The entire concept of Dragon's Rest is an original setting, much like the concept of the candlestone. Bryan Davis returns to originality in Tears of a Dragon, but not completely. The first half of the book is littered with wasted time and situations with typical outcomes. The last chapters of the book and Dragon's Rest are the saving grace that puts this book on the Elite List.

The characters never developed any personality as they should have throughout the series, but most of them stayed realistic and imperfect throughout the series. Bryan's worst problem in the character area was unnecessary characters, but that was set straight in the end.

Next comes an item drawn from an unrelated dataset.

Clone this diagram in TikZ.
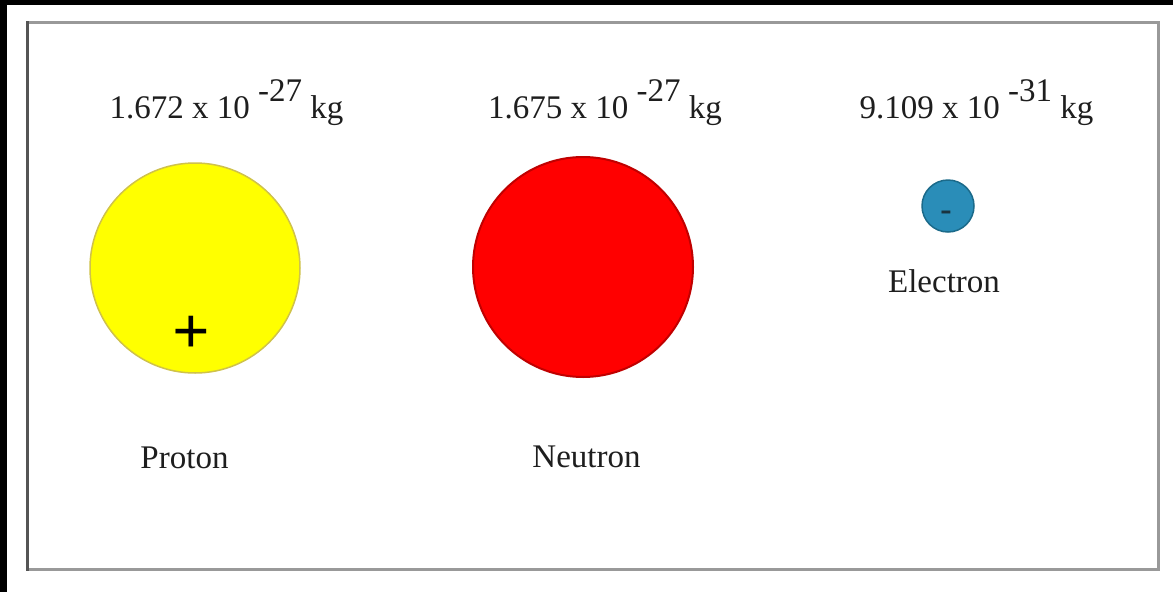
\documentclass[tikz,border=0pt]{standalone}
\usepackage{fontspec}
\setmainfont{Liberation Serif}
\definecolor{txt}{HTML}{1E1E1E}
\definecolor{frameL}{HTML}{555555}
\definecolor{frameG}{HTML}{999999}
\definecolor{protfill}{HTML}{FFFF00}
\definecolor{protdraw}{HTML}{CFC24A}
\definecolor{neutfill}{HTML}{FF0000}
\definecolor{neutdraw}{HTML}{C00000}
\definecolor{elecfill}{HTML}{2A8DB8}
\definecolor{elecdraw}{HTML}{1B6A8A}
\definecolor{elecsign}{HTML}{1A3440}
\tikzset{
  lbl/.style={inner sep=0pt, anchor=base, text=txt, font=\fontsize{33}{36}\selectfont},
  particle/.style={circle, inner sep=0pt},
}
\newcommand{\massexp}[1]{\raisebox{17pt}{#1}}
\begin{document}
\begin{tikzpicture}[x=1pt,y=-1pt]
  \useasboundingbox (0,0) rectangle (1173,592);
  \fill[white] (0,0) rectangle (1173,592);
  % black strips
  \fill[black] (0,0) rectangle (1173,5);
  \fill[black] (0,0) rectangle (7,592);
  % frame
  \draw[frameG, line width=3pt] (26,22.5) -- (1158,22.5) -- (1158,569) -- (26,569);
  \draw[frameL, line width=3pt] (27.5,21) -- (27.5,570.5);
  % particles
  \node[particle, fill=protfill, draw=protdraw, line width=1.5pt, minimum size=210pt] (proton) at (195,268) {};
  \node[particle, fill=neutfill, draw=neutdraw, line width=2pt, minimum size=220pt] (neutron) at (583,267) {};
  \node[particle, fill=elecfill, draw=elecdraw, line width=1.5pt, minimum size=52pt] (electron) at (948,206) {};
  % signs
  \node[inner sep=0pt, text=black, font=\fontsize{66}{70}\bfseries] (plus) at (191,335) {+};
  \node[inner sep=0pt, text=elecsign, font=\fontsize{34}{38}\bfseries] (minus) at (946,216) {-};
  % masses
  \node[lbl] (mp) at (226.5,118) {1.672 x 10 \massexp{-27} kg};
  \node[lbl] (mn) at (605,118) {1.675 x 10 \massexp{-27} kg};
  \node[lbl] (me) at (976.5,118) {9.109 x 10 \massexp{-31} kg};
  % names
  \node[lbl] (np) at (184.5,468) {Proton};
  \node[lbl] (nn) at (586.5,467) {Neutron};
  \node[lbl] (ne) at (944,292) {Electron};
\end{tikzpicture}
\end{document}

The basis of the series, translumination, comes too much in handy at times for the characters. In every book, Bryan seems to come up with a new way Excaliber can get the characters out of scrapes. However, the idea of translumination was well thought out and not mindless like some of the other ideas Bryan Davis has cooked up.

The ideas and legends about dragons Bryan invented were ingenious and original, thus creating a good basis for a series. These ideas, again, were not mindless most of the time in their origin. They instead were very persuasive in their content and were good enough to be real.

I wish I could rate the final book in this series five stars because of the highly original end, but there is too much clutter at the beginning keeping the book away from this honor. Nevertheless, this has been a good debut series and gives hope for Bryan Davis down the road. If he keeps this trend up, he'll have a five star in no time.